▸ **INSTRUCTIONS FOR THE TASK**
Without the pictures, output the lines of the material from the very first through the one that holds "const FIRST = -1;".

▸ **DATA LINES**
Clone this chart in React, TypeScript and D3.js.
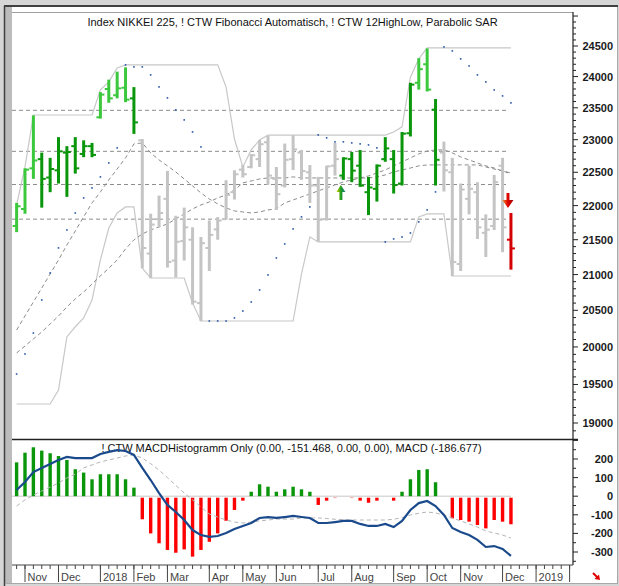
import * as d3 from 'd3';

// weekly bars, index -1 = last week of Oct 2017, index 58 = week of Dec 14 2018
const FIRST = -1;

const opens = [21700, 21950, 22560, 22700, 22420, 22530, 22800, 22900, 22780, 22900, 23350, 23800, 23700, 23820, 23650,
  22990, 21300, 21800, 22100, 21200, 21480, 21500, 20600, 21380, 21650, 21800, 22200, 22540, 22580, 22700, 22960, 22400,
  22300, 22700, 22800, 22500, 22300, 21800, 22600, 22450, 22700, 22600, 22200, 22250, 22700, 22700, 22330, 23100, 23900,
  24200, 23470, 22800, 22500, 21150, 22100, 22200, 21600, 21700, 22600, 21500];
const highs = [22040, 22560, 23380, 22800, 22720, 23040, 22900, 23040, 22990, 22950, 23750, 23950, 24080, 24150, 23830,
  23010, 21880, 22150, 22520, 21850, 21970, 21680, 21540, 21780, 21830, 22380, 22530, 22610, 22780, 22995, 23060, 22580,
  22940, 23070, 22840, 22610, 22430, 22600, 22950, 22730, 22810, 22840, 22430, 22620, 23040, 22840, 23120, 23900, 24300,
  24460, 23640, 22970, 22720, 22330, 22600, 22350, 21870, 22460, 22720, 21890];
const lows = [21610, 21880, 22400, 21970, 22200, 22330, 22130, 22480, 22730, 22730, 23330, 23580, 23650, 23590, 23090,
  21090, 20950, 21680, 21100, 20960, 21200, 20580, 20350, 21050, 21500, 21790, 22090, 22420, 22560, 22580, 22310, 21935,
  22270, 22535, 22385, 22040, 21470, 21780, 22450, 22385, 22350, 22280, 21860, 22060, 22660, 22180, 22300, 23050, 23790,
  23760, 22300, 22210, 20980, 21050, 21870, 21510, 21250, 21640, 21320, 21070];
const closes = [21990, 22540, 22680, 22400, 22550, 22820, 22810, 22560, 22900, 22765, 23710, 23650, 23810, 23630, 23270,
  21380, 21720, 21890, 21180, 21470, 21680, 20620, 21450, 21570, 21780, 22160, 22470, 22470, 22760, 22930, 22450, 22170,
  22690, 22850, 22520, 22300, 21790, 22590, 22700, 22710, 22525, 22300, 22270, 22600, 22865, 22307, 23094, 23870, 24120,
  23790, 22690, 22530, 21180, 22240, 22250, 21680, 21646, 22350, 21680, 21374];
// L light green, D dark green, G grey, R red
const barColors = 'LLLDDDDDDDLLLLDGGGGGGGGGGGGGGGGGGGGGGGGDDDDDDDDDLLDGGGGGGGGR'.split('');

const high12 = [22010, 22581, 23386, 23386, 23386, 23386, 23386, 23386, 23386, 23386, 23785, 23914, 24141,
  24190, 24190, 24190, 24190, 24190, 24190, 24190, 24190, 24190, 24190, 24190, 24190, 23830, 23010, 22581, 22842, 22996,
  23070, 23070, 23070, 23070, 23070, 23070, 23070, 23070, 23070, 23070, 23070, 23070, 23070, 23070, 23070,
  23120, 23200, 23990, 24290, 24469, 24469, 24469, 24469, 24469, 24469, 24469, 24469, 24469, 24469, 24469];
const low12 = [19245, 19245, 19245, 19245, 19245, 19428, 20135, 20274, 20395, 20644, 21208, 21670, 21891, 21980, 21980,
  21090, 20952, 20952, 20952, 20952, 20952, 20602, 20353, 20353, 20353, 20353, 20353, 20353, 20353, 20353, 20353, 20353,
  20353, 20353, 21010, 21540, 21468, 21468, 21468, 21468, 21468, 21468, 21468, 21468, 21468, 21468, 21468, 21468, 21833,
  21877, 21877, 21877, 20980, 20980, 20980, 20980, 20980, 20980, 20980, 20980];
const maFast = [20230, 20422, 20616, 20811, 21009, 21208, 21424, 21627, 21833, 22040, 22204, 22384, 22550, 22719, 22935,
  22950, 22796, 22688, 22597, 22505, 22399, 22294, 22189, 22099, 22025, 21966, 21921, 21906, 21891, 21906, 21936, 21951,
  22040, 22084, 22129, 22174, 22219, 22264, 22309, 22354, 22384, 22414, 22445, 22490, 22535, 22597, 22657, 22719, 22780,
  22826, 22842, 22842, 22796, 22734, 22688, 22642, 22597, 22565, 22520, 22475];
const maSlow = [19919, 20013, 20108, 20203, 20312, 20422, 20547, 20658, 20755, 20868, 20981, 21090, 21208, 21366, 21497,
  21583, 21642, 21685, 21730, 21803, 21877, 21951, 22010, 22055, 22114, 22159, 22234, 22339, 22369, 22399, 22414, 22414,
  22414, 22430, 22414, 22414, 22414, 22414, 22414, 22414, 22414, 22414, 22414, 22430, 22460, 22505, 22535, 22565, 22597,
  22612, 22612, 22612, 22612, 22612, 22612, 22612, 22581, 22550, 22520, 22490];
const sar = [19638, 19905, 20189, 20644, 21023, 21381, 21642, 21891, 22114, 22264, 22430, 22642, 22873, 24190, 24157,
  24157, 24027, 23833, 23657, 23467, 23309, 23121, 22888, 20353, 20353, 20353, 20395, 20491, 20616, 20783, 20995, 21237,
  21439, 21657, 21833, 21980, 23074, 23028, 22966, 22966, 22950, 22935, 22919, 22873, 21468, 21511, 21540, 21598, 21759,
  21936, 22204, 24485, 24419, 24288, 24173, 24027, 23914, 23785, 23689, 23578];
const fibLevels = [23460, 22820, 22315, 21800];

const histogram = [182, 234, 263, 245, 231, 216, 195, 145, 127, 91, 118, 118, 118, 91, 46, -124, -200, -253, -289, -304,
  -286, -325, -289, -245, -200, -132, -74, -24, 24, 64, 51, 24, 37, 51, 37, 24, -47, -24, -10, -3, -10, -24, -35, -24, -3,
  -24, 24, 91, 141, 145, 75, -5, -119, -128, -137, -155, -173, -128, -137, -151];
const macdLine = [33, 76, 130, 152, 173, 195, 211, 205, 205, 205, 227, 238, 248, 243, 222, 152, 87, 17, -47, -85, -128,
  -182, -209, -219, -214, -198, -176, -160, -144, -117, -112, -117, -112, -106, -112, -117, -144, -144, -139, -133, -133,
  -149, -160, -160, -149, -166, -133, -74, -37, -26, -53, -101, -171, -192, -209, -235, -273, -268, -284, -321];
const signalLine = [-53, -20, 6, 28, 49, 71, 98, 119, 152, 168, 184, 195, 205, 216, 222, 205, 175, 140, 100, 58, 17, -20,
  -58, -96, -112, -128, -139, -144, -139, -133, -128, -123, -123, -123, -117, -117, -117, -120, -124, -126, -128, -128,
  -128, -128, -128, -124, -115, -101, -92, -85, -90, -101, -117, -133, -149, -166, -187, -198, -209, -225];

const monthTicks = [
  { i: 0, label: 'Nov' }, { i: 4, label: 'Dec' }, { i: 9, label: '2018' }, { i: 13, label: 'Feb' },
  { i: 17, label: 'Mar' }, { i: 22, label: 'Apr' }, { i: 26, label: 'May' }, { i: 30, label: 'Jun' },
  { i: 35, label: 'Jul' }, { i: 39, label: 'Aug' }, { i: 44, label: 'Sep' }, { i: 48, label: 'Oct' },
  { i: 52, label: 'Nov' }, { i: 57, label: 'Dec' }, { i: 61, label: '2019' }, { i: 65, label: '' },
];

const titleTop = 'Index NIKKEI 225, ! CTW Fibonacci Automatisch, ! CTW 12HighLow, Parabolic SAR';
const titleBottom = '! CTW MACDHistogramm Only (0.00, -151.468, 0.00, 0.00), MACD (-186.677)';

const colorMap: Record<string, string> = { L: '#3cc83c', D: '#0a960a', G: '#c4c4c4', R: '#d40000' };
const font = '"Liberation Sans", Arial, sans-serif';

export default function App() {
  const left = 12;
  const axisX = 573;
  const x = d3.scaleLinear().domain([0, 65]).range([25, 569.6]);
  const y = d3.scaleLog().domain([19000, 24500]).range([423, 46]);
  const ym = d3.scaleLinear().domain([-300, 200]).range([552, 459]);
  const idx = (k: number) => k + FIRST;

  const pLine = (vals: number[]) =>
    d3.line<number>().x((_, k) => x(idx(k))).y((v) => y(v))(vals) ?? '';
  const mLine = (vals: number[]) =>
    d3.line<number>().x((_, k) => x(idx(k))).y((v) => ym(v))(vals) ?? '';

  const priceTicks = d3.range(18900, 25001, 100).filter((v) => y(v) >= 13 && y(v) <= 437);
  const priceLabels = d3.range(19000, 24501, 500);
  const macdTicks = d3.range(-350, 301, 50);
  const macdLabels = d3.range(-300, 201, 100);
  const lastX = x(idx(closes.length - 1));

  const upX = x(38) - 2.5;
  const dnX = x(58) - 3;

  return (
    <div style={{ position: 'fixed', left: 0, top: 0 }}>
      <svg width={619} height={586} style={{ display: 'block' }}>
        <defs>
          <clipPath id="top"><rect x={left} y={13} width={axisX - left} height={425} /></clipPath>
          <clipPath id="bot"><rect x={left} y={440} width={axisX - left} height={125} /></clipPath>
          <linearGradient id="upG" x1="0" x2="1" y1="0" y2="0">
            <stop offset="0" stopColor="#e0d800" />
            <stop offset="0.5" stopColor="#1c9c1c" />
            <stop offset="1" stopColor="#1a7a8a" />
          </linearGradient>
          <linearGradient id="dnG" x1="0" x2="1" y1="0" y2="0">
            <stop offset="0" stopColor="#f08a20" />
            <stop offset="0.5" stopColor="#e00000" />
            <stop offset="1" stopColor="#a00000" />
          </linearGradient>
        </defs>

        <rect x={0} y={0} width={619} height={586} fill="#d6d6d6" />
        <rect x={5} y={7} width={612} height={577} fill="#ffffff" />
        <rect x={5} y={7} width={7} height={577} fill="#bcbcbc" />
        <line x1={4} x2={618} y1={6} y2={6} stroke="#404040" strokeWidth={2} />
        <line x1={4.5} x2={4.5} y1={6} y2={586} stroke="#404040" strokeWidth={1.5} />
        <line x1={617.5} x2={617.5} y1={7} y2={584} stroke="#a8a8a8" />
        <line x1={5} x2={618} y1={583.5} y2={583.5} stroke="#a8a8a8" />
        <line x1={left} x2={axisX} y1={12.5} y2={12.5} stroke="#a0a0a0" />

        <text x={292.5} y={26} textAnchor="middle" fontFamily={font} fontSize={11} fill="#111">{titleTop}</text>

        <g clipPath="url(#top)">
          {fibLevels.map((v) => (
            <line key={v} x1={left} x2={lastX - 3} y1={y(v)} y2={y(v)} stroke="#8c8c8c" strokeDasharray="4 3" />
          ))}
          <path d={pLine(high12)} fill="none" stroke="#c8c8c8" strokeWidth={1.2} />
          <path d={pLine(low12)} fill="none" stroke="#c8c8c8" strokeWidth={1.2} />
          <path d={pLine(maFast)} fill="none" stroke="#8c8c8c" strokeDasharray="4 3" />
          <path d={pLine(maSlow)} fill="none" stroke="#8c8c8c" strokeDasharray="4 3" />
          {opens.map((o, k) => {
            const cx = x(idx(k));
            const col = colorMap[barColors[k]];
            return (
              <g key={k} stroke={col}>
                <line x1={cx} x2={cx} y1={y(highs[k])} y2={y(lows[k])} strokeWidth={3} />
                <line x1={cx - 4} x2={cx} y1={y(o)} y2={y(o)} strokeWidth={2} />
                <line x1={cx} x2={cx + 4} y1={y(closes[k])} y2={y(closes[k])} strokeWidth={2} />
              </g>
            );
          })}
          {sar.map((v, k) => (
            <rect key={k} x={x(idx(k)) - 0.8} y={y(v) - 0.8} width={1.6} height={1.6} fill="#2a56a8" />
          ))}
          <path
            d={`M${upX},185 L${upX + 4.5},192 L${upX + 1.5},192 L${upX + 1.5},200 L${upX - 1.5},200 L${upX - 1.5},192 L${upX - 4.5},192 Z`}
            fill="url(#upG)"
          />
          <path
            d={`M${dnX - 1.5},193 L${dnX + 1.5},193 L${dnX + 1.5},200 L${dnX + 5.5},200 L${dnX},208 L${dnX - 5.5},200 L${dnX - 1.5},200 Z`}
            fill="url(#dnG)"
          />
        </g>

        {/* price axis */}
        <line x1={axisX} x2={axisX} y1={12} y2={565} stroke="#222" strokeWidth={1.2} />
        {priceTicks.map((v) => (
          <line key={v} x1={axisX} x2={axisX + (v % 500 === 0 ? 5 : 3)} y1={y(v)} y2={y(v)} stroke="#222" />
        ))}
        {priceLabels.map((v) => (
          <text key={v} x={613} y={y(v) + 4} textAnchor="end" fontFamily={font} fontSize={11} fontWeight="bold" fill="#1a1a1a">
            {v}
          </text>
        ))}

        {/* MACD panel */}
        <line x1={left} x2={578} y1={439.5} y2={439.5} stroke="#222" strokeWidth={1.5} />
        <text x={291.5} y={452} textAnchor="middle" fontFamily={font} fontSize={11} fill="#111">{titleBottom}</text>
        <g clipPath="url(#bot)">
          <line x1={left} x2={lastX} y1={ym(0)} y2={ym(0)} stroke="#c8c8c8" />
          {histogram.map((v, k) => {
            const cx = x(idx(k));
            const y0 = v >= 0 ? ym(v) : ym(0) + 1.5;
            const h = v >= 0 ? ym(0) - ym(v) : ym(v) - ym(0) - 1.5;
            return (
              <rect key={k} x={cx - 1.7} y={y0} width={3.4} height={Math.max(0, h)} fill={v >= 0 ? '#0a960a' : '#ff0000'} />
            );
          })}
          <path d={mLine(signalLine)} fill="none" stroke="#b4b4b4" strokeDasharray="4 3" />
          <path d={mLine(macdLine)} fill="none" stroke="#1a4a8c" strokeWidth={2.2} />
        </g>
        {macdTicks.map((v) => (
          <line key={v} x1={axisX} x2={axisX + (v % 100 === 0 ? 5 : 3)} y1={ym(v)} y2={ym(v)} stroke="#222" />
        ))}
        {macdLabels.map((v) => (
          <text key={v} x={613} y={ym(v) + 4} textAnchor="end" fontFamily={font} fontSize={11} fontWeight="bold" fill="#1a1a1a">
            {v}
          </text>
        ))}

        {/* time axis */}
        <line x1={left} x2={axisX} y1={565} y2={565} stroke="#444" />
        {d3.range(-1, 66).map((i) => (
          <line key={i} x1={x(i)} x2={x(i)} y1={565} y2={569} stroke="#444" />
        ))}
        {monthTicks.map((t) => (
          <g key={t.i}>
            <line x1={x(t.i)} x2={x(t.i)} y1={565} y2={582} stroke="#444" />
            <text x={x(t.i) + 2.5} y={581} fontFamily={font} fontSize={11} fill="#444">{t.label}</text>
          </g>
        ))}
        <path d="M593,573 L598.5,578.5" stroke="#e00000" strokeWidth={2} />
        <path d="M600,580 L594.5,579 L599,574.5 Z" fill="#e00000" />
      </svg>
    </div>
  );
}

▸ **RESULT**
Clone this chart in React, TypeScript and D3.js.
import * as d3 from 'd3';

// weekly bars, index -1 = last week of Oct 2017, index 58 = week of Dec 14 2018
const FIRST = -1;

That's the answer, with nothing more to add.